On 5/25/06, Jonas Karlsson <[EMAIL PROTECTED]> wrote:
2006/5/25, MJ Ray <[EMAIL PROTECTED]>:
>
> You have to defend and *indemnify* Sun.  Essentially, promise to
> pay them whatever it costs if someone tries to hold them liable.
> Nothing about "make sure that the right party gets the blame".
>
I've read through the license once more and still don't agree with you.
Let's read that part again (about indemnification):

(f) you agree to defend and indemnify Sun
    and its licensors from and against any damages, costs, liabilities,
    settlement amounts and/or expenses (including attorneys' fees)
    incurred in connection with any claim, lawsuit or action by any
    third party that arises or results from (i) the use or distribution
    of your Operating System, or any part thereof, in any manner, or
    (ii) your use or distribution of the Software in violation of the
    terms of this Agreement or applicable law.  You shall not be
    obligated under Section 2(f)(i) if such claim would not have
    occurred but for a modification made to your Operating System by
    someone not under your direction or control, and you were in
    compliance with all other terms of this Agreement.

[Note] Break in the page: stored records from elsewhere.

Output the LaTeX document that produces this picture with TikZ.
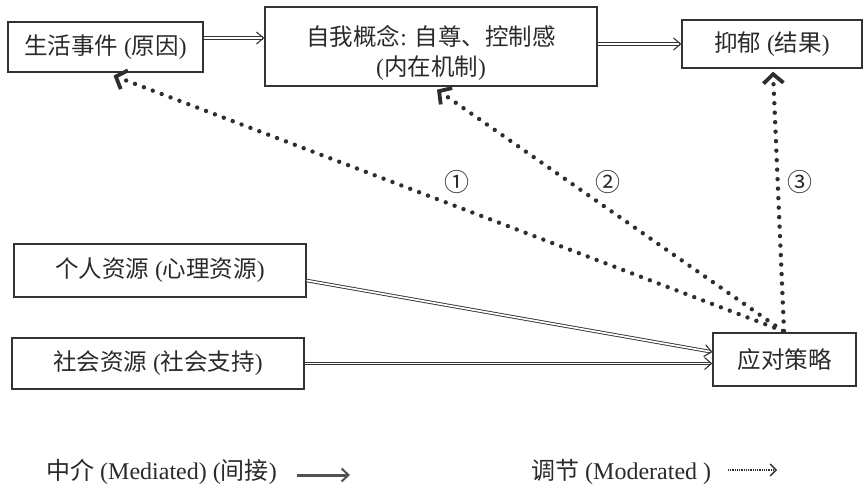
\documentclass[tikz,border=0pt]{standalone}
\usepackage{fontspec}
\setmainfont{Liberation Serif}
\newfontfamily\cjk{Noto Sans CJK SC}
\usetikzlibrary{arrows.meta,calc}
\definecolor{linec}{HTML}{333333}
\definecolor{textc}{HTML}{2A2A2A}
\definecolor{dotc}{HTML}{2E2E2E}
\newcommand{\zh}[1]{{\cjk #1}}
\begin{document}
\begin{tikzpicture}[x=1pt,y=-1pt,
  box/.style={draw=linec, line width=1.3pt, inner sep=0pt, align=center,
    font=\fontsize{23.5}{30}\selectfont, text=textc},
  med/.style={draw=linec, double=white, double distance=1.7pt, line width=0.9pt,
    -{Straight Barb[length=7pt,width=12pt,line width=1.1pt]}},
  mod/.style={draw=dotc, line width=4.4pt, line cap=round, dash pattern=on 0pt off 9.5pt,
    -{Straight Barb[length=9pt,width=20pt,line width=3.8pt]}},
  num/.style={font=\cjk\fontsize{25}{26}\selectfont, text=textc},
  leg/.style={font=\fontsize{24}{26}\selectfont, text=textc, anchor=west, inner sep=0pt}
]
\useasboundingbox (0,0) rectangle (864,489);

\node[box, minimum width=195pt, minimum height=50pt] (A) at (105.5,47) {\zh{生活事件} (\zh{原因})};
\node[box, minimum width=332pt, minimum height=79pt] (B) at (431,46.5) {\rule{0pt}{33pt}\zh{自我概念}: \zh{自尊、控制感}\\(\zh{内在机制})};
\node[box, minimum width=180pt, minimum height=48pt] (C) at (772,44) {\zh{抑郁} (\zh{结果})};
\node[box, minimum width=292pt, minimum height=53pt] (D) at (160,270.5) {\zh{个人资源} (\zh{心理资源})};
\node[box, minimum width=292pt, minimum height=51pt] (E) at (158,363.5) {\zh{社会资源} (\zh{社会支持})};
\node[box, minimum width=143pt, minimum height=53pt] (F) at (784.5,359.5) {\zh{应对策略}};

% mediated arrows
\draw[med] ([yshift=9pt]A.east) -- ([yshift=9pt]A.east -| B.west);
\draw[med] (B.east |- C.west) -- (C.west);
\draw[med] ([yshift=-10pt]D.east) -- ([yshift=7.5pt]F.west);
\draw[med] (E.east) -- (E.east -| F.west);

% moderated arrows
\coordinate (O) at (783,331);
\draw[mod] (O) -- ([xshift=8pt,yshift=-3pt]A.south);
\draw[mod] (O) -- ([xshift=6pt,yshift=-3pt]B.south);
\draw[mod] ([xshift=1pt]O) -- ([xshift=1pt,yshift=-3pt]C.south);

\node[num] (n1) at (457,182) {①};
\node[num] (n2) at (608,182) {②};
\node[num] (n3) at (800,182) {③};

% legend
\node[leg] (L1) at (46,472) {\zh{中介} (Mediated) (\zh{间接})};
\coordinate (L1a) at (297,475);
\coordinate (L1b) at (350,475);
\draw[draw=linec!85, line width=3pt, -{Straight Barb[length=7pt,width=13pt,line width=2pt]}] (L1a) -- (L1b);
\node[leg] (L2) at (531,472) {\zh{调节} (Moderated )};
\coordinate (L2a) at (728,470);
\coordinate (L2b) at (777,470);
\draw[draw=dotc, line width=1.6pt, dash pattern=on 0.7pt off 1.1pt, -{Straight Barb[length=6pt,width=12pt,line width=1.4pt]}] (L2a) -- (L2b);
\end{tikzpicture}
\end{document}
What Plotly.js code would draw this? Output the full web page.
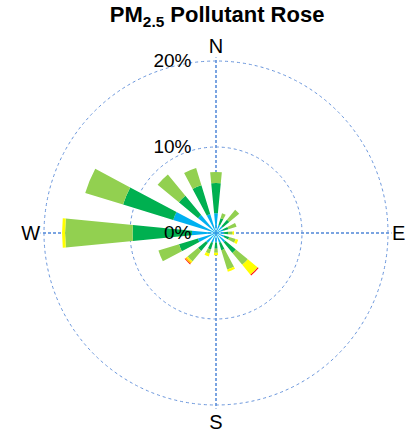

In short this says (from the FAQ):

- Indemnify Sun against claims arising from your OS or your violation of
    the DLJ (or any applicable law) Note that you are not responsible for
    changes made to your OS distribution by downstream users or distributors
    when such changes are out of your control.

To me this says that
(i) we will defend Sun from any lawsuit originating from faults in our
own distribution, but as Hisham pointed out, we don't give any
guarantees, so this is no risk.

It is a little risk.  People file lawsuits with little concern for
sueing the right person.  Often a "let the courts sort it out"
mentality applies.  Regarding faults caused by our distribution, we're
at a higher than average risk.  I'm sure the binaries are compiled
expecting a /usr prefix and not /Programs/JDK/1.5.  Add to that, the
lack of a "usable" test suite, we don't know what will break.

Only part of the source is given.